[Data records]
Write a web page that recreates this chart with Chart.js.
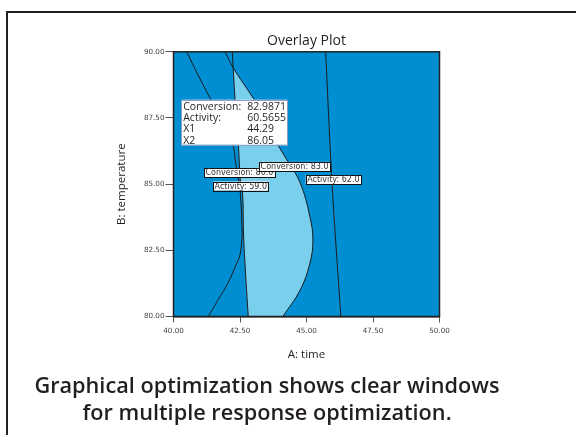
<!DOCTYPE html>
<html>
<head>
<meta charset="utf-8">
<script src="https://cdn.jsdelivr.net/npm/chart.js@4"></script>
<style>
  html, body { margin: 0; padding: 0; background: #fff; }
  #wrap { position: relative; width: 576px; height: 435px; overflow: hidden; }
  #frame { position: absolute; left: 6px; top: 11px; right: -4px; bottom: -4px; border-left: 2px solid #231f20; border-top: 2px solid #231f20; }
  #chart { position: absolute; left: 0; top: 0; }
  #caption { position: absolute; left: 0; width: 534px; top: 371px; text-align: center;
    font-family: 'Open Sans'; font-weight: 600; font-size: 21.7px; line-height: 27px; color: #231f20; }
</style>
</head>
<body>
<div id="wrap">
  <div id="frame"></div>
  <canvas id="chart" width="576" height="435"></canvas>
  <div id="caption">Graphical optimization shows clear windows<br>for multiple response optimization.</div>
</div>
<script>
// axes
const xTicks = [40, 42.5, 45, 47.5, 50];
const yTicks = [80, 82.5, 85, 87.5, 90];

// contour: Conversion = 80
const conv80X = [40.50, 40.92, 41.37, 41.82, 42.19, 42.35, 42.50, 42.58, 42.57, 42.50, 42.35, 42.05, 41.67, 41.31];
const conv80Y = [90.00, 89.13, 88.26, 87.35, 86.67, 85.72, 84.78, 83.19, 82.89, 82.33, 81.95, 81.27, 80.62, 80.00];

// contour: Conversion = 83
const conv83X = [41.94, 42.24, 42.99, 43.25, 43.70, 44.26, 44.76, 45.13, 45.24, 45.13, 44.76, 44.11];
const conv83Y = [90.00, 89.40, 88.26, 87.81, 86.87, 85.92, 85.05, 83.76, 82.89, 82.02, 81.00, 80.00];

// contour: Activity = 59
const act59X = [42.21, 42.31, 42.44, 42.52, 42.60, 42.63, 42.69, 42.81];
const act59Y = [90.00, 88.26, 86.48, 85.05, 84.59, 83.19, 81.95, 80.00];

// contour: Activity = 62
const act62X = [45.72, 45.96, 46.29];
const act62Y = [90.00, 85.05, 80.00];

// where Conversion 83 meets Activity 59 (top of the sweet spot)
const sweetTopY = 89.40;

// contour labels
const contourLabels = ['Conversion: 80.0', 'Conversion: 83.0', 'Activity: 59.0', 'Activity: 62.0'];
const contourLabelX = [42.48, 44.55, 42.53, 46.01];
const contourLabelY = [85.43, 85.67, 84.93, 85.16];

// flag box
const flagNames = ['Conversion:', 'Activity:', 'X1', 'X2'];
const flagValues = ['82.9871', '60.5655', '44.29', '86.05'];
const flagX = 40.29, flagY = 88.19;

const DARK = 'rgb(0,142,211)';
const LIGHT = 'rgb(122,207,237)';
const INK = '#231f20';

const pts = (xs, ys) => xs.map((x, i) => ({ x: x, y: ys[i] }));

const contour = (xs, ys) => ({
  data: pts(xs, ys),
  showLine: true,
  borderColor: '#1b1b1b',
  borderWidth: 1,
  pointRadius: 0,
  tension: 0.4,
  fill: false
});

const paintPlot = {
  id: 'paintPlot',
  beforeDatasetsDraw(chart) {
    const { ctx, chartArea: a, scales } = chart;
    ctx.save();
    ctx.fillStyle = DARK;
    ctx.fillRect(a.left, a.top, a.right - a.left, a.bottom - a.top);

    // light area between the Conversion 83 and Activity 59 curves
    const c83 = chart.getDatasetMeta(1).dataset;
    const a59 = chart.getDatasetMeta(2).dataset;
    const yTop = scales.y.getPixelForValue(sweetTopY);
    ctx.beginPath();
    ctx.rect(a.left, yTop, a.right - a.left, a.bottom - yTop);
    ctx.clip();
    ctx.beginPath();
    c83.pathSegment(ctx, c83.segments[0], { move: true });
    a59.pathSegment(ctx, a59.segments[0], { move: false, reverse: true });
    ctx.closePath();
    ctx.fillStyle = LIGHT;
    ctx.fill();
    ctx.restore();
  },
  afterDatasetsDraw(chart) {
    const { ctx, chartArea: a, scales } = chart;
    ctx.save();
    ctx.strokeStyle = INK;
    ctx.lineWidth = 1.5;
    ctx.strokeRect(a.left, a.top, a.right - a.left, a.bottom - a.top);

    // contour labels
    ctx.font = '8px "DejaVu Sans"';
    ctx.textAlign = 'center';
    ctx.textBaseline = 'middle';
    contourLabels.forEach((t, i) => {
      const cx = scales.x.getPixelForValue(contourLabelX[i]);
      const cy = scales.y.getPixelForValue(contourLabelY[i]);
      const w = ctx.measureText(t).width + 3;
      const h = 9;
      ctx.fillStyle = '#fff';
      ctx.fillRect(cx - w / 2, cy - h / 2, w, h);
      ctx.strokeStyle = '#111';
      ctx.lineWidth = 1;
      ctx.strokeRect(Math.round(cx - w / 2) + 0.5, Math.round(cy - h / 2) + 0.5, Math.round(w), h);
      ctx.fillStyle = '#333';
      ctx.fillText(t, cx, cy + 0.5);
    });

    // flag box
    const fx = scales.x.getPixelForValue(flagX);
    const fy = scales.y.getPixelForValue(flagY);
    ctx.fillStyle = '#fff';
    ctx.fillRect(fx, fy, 106, 45);
    ctx.strokeStyle = '#8b9cc4';
    ctx.strokeRect(Math.round(fx) + 0.5, Math.round(fy) + 0.5, 106, 45);
    ctx.fillStyle = INK;
    ctx.font = '10.5px "Open Sans"';
    ctx.textAlign = 'left';
    flagNames.forEach((n, i) => {
      const y = fy + 7 + i * 11.3;
      ctx.fillText(n, fx + 2, y);
      ctx.fillText(flagValues[i], fx + 66, y);
    });
    ctx.restore();
  }
};

new Chart(document.getElementById('chart'), {
  type: 'scatter',
  data: {
    datasets: [
      contour(conv80X, conv80Y),
      contour(conv83X, conv83Y),
      contour(act59X, act59Y),
      contour(act62X, act62Y)
    ]
  },
  options: {
    responsive: false,
    animation: false,
    events: [],
    layout: { padding: { left: 100, right: 136.5, top: 31, bottom: 73.5 } },
    plugins: {
      legend: { display: false },
      tooltip: { enabled: false },
      title: {
        display: true,
        text: 'Overlay Plot',
        fullSize: false,
        color: INK,
        font: { family: 'Open Sans', size: 14, weight: 'normal' },
        padding: { top: 2, bottom: 2 }
      }
    },
    scales: {
      x: {
        type: 'linear',
        min: 40,
        max: 50,
        afterBuildTicks: s => { s.ticks = xTicks.map(v => ({ value: v })); },
        afterFit: s => { s.height = 45; },
        ticks: {
          callback: v => v.toFixed(2),
          color: '#444',
          font: { family: 'DejaVu Sans', size: 7.2 },
          padding: 4,
          maxRotation: 0
        },
        grid: { drawOnChartArea: false, tickLength: 6, color: '#555' },
        border: { color: INK, width: 1.5 },
        title: {
          display: true,
          text: 'A: time',
          color: INK,
          font: { family: 'Open Sans', size: 11.5 },
          padding: { top: 0, bottom: 0 }
        }
      },
      y: {
        type: 'linear',
        min: 80,
        max: 90,
        afterBuildTicks: s => { s.ticks = yTicks.map(v => ({ value: v })); },
        afterFit: s => { s.width = 73.5; },
        ticks: {
          callback: v => v.toFixed(2),
          color: '#444',
          font: { family: 'DejaVu Sans', size: 7.2 },
          padding: 1
        },
        grid: { drawOnChartArea: false, tickLength: 8, color: '#555' },
        border: { color: INK, width: 1.5 },
        title: {
          display: true,
          text: 'B: temperature',
          color: INK,
          font: { family: 'Open Sans', size: 11.5 },
          padding: { top: 15, bottom: 0 }
        }
      }
    }
  },
  plugins: [paintPlot]
});
</script>
</body>
</html>
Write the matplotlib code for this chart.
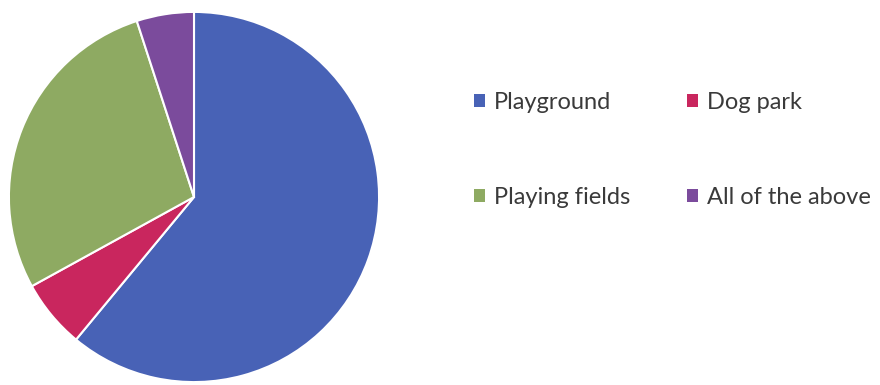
import matplotlib
matplotlib.use('Agg')
import matplotlib.pyplot as plt
from matplotlib import rcParams

rcParams['font.family'] = ['Lato', 'DejaVu Sans']

labels = ['Playground', 'Dog park', 'Playing fields', 'All of the above']
values = [61, 6, 28, 5]
colors = ['#4862B6', '#C9265E', '#8EAA62', '#7B4B9C']

fig = plt.figure(figsize=(8.8, 3.85), dpi=100)
ax = fig.add_axes([8 / 880, 2 / 385, 372 / 880, 372 / 385])

wedges, _ = ax.pie(values, colors=colors, startangle=90, counterclock=False,
                   wedgeprops=dict(edgecolor='white', linewidth=1.5))
ax.set_aspect('equal')
ax.set_xlim(-1.005, 1.005)
ax.set_ylim(-1.005, 1.005)

# legend is row-major in the picture, matplotlib fills columns first
order = [0, 2, 1, 3]
leg = fig.legend([wedges[i] for i in order], [labels[i] for i in order],
                 ncol=2, loc='upper left', bbox_to_anchor=(0.514, 0.817),
                 frameon=False, fontsize=17, handlelength=0.47, handleheight=0.47,
                 handletextpad=0.38, labelspacing=3.15, columnspacing=2.4,
                 labelcolor='#3a3a3a')
for h in leg.legend_handles:
    h.set_edgecolor('none')

fig.savefig('out.png', dpi=100)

=== WHAT THE EXERCISE ASKS ===
Gather from the entries above all lines that include the string "this".

=== WRITTEN SOLUTION ===
Write a web page that recreates this chart with Chart.js.
Write the matplotlib code for this chart.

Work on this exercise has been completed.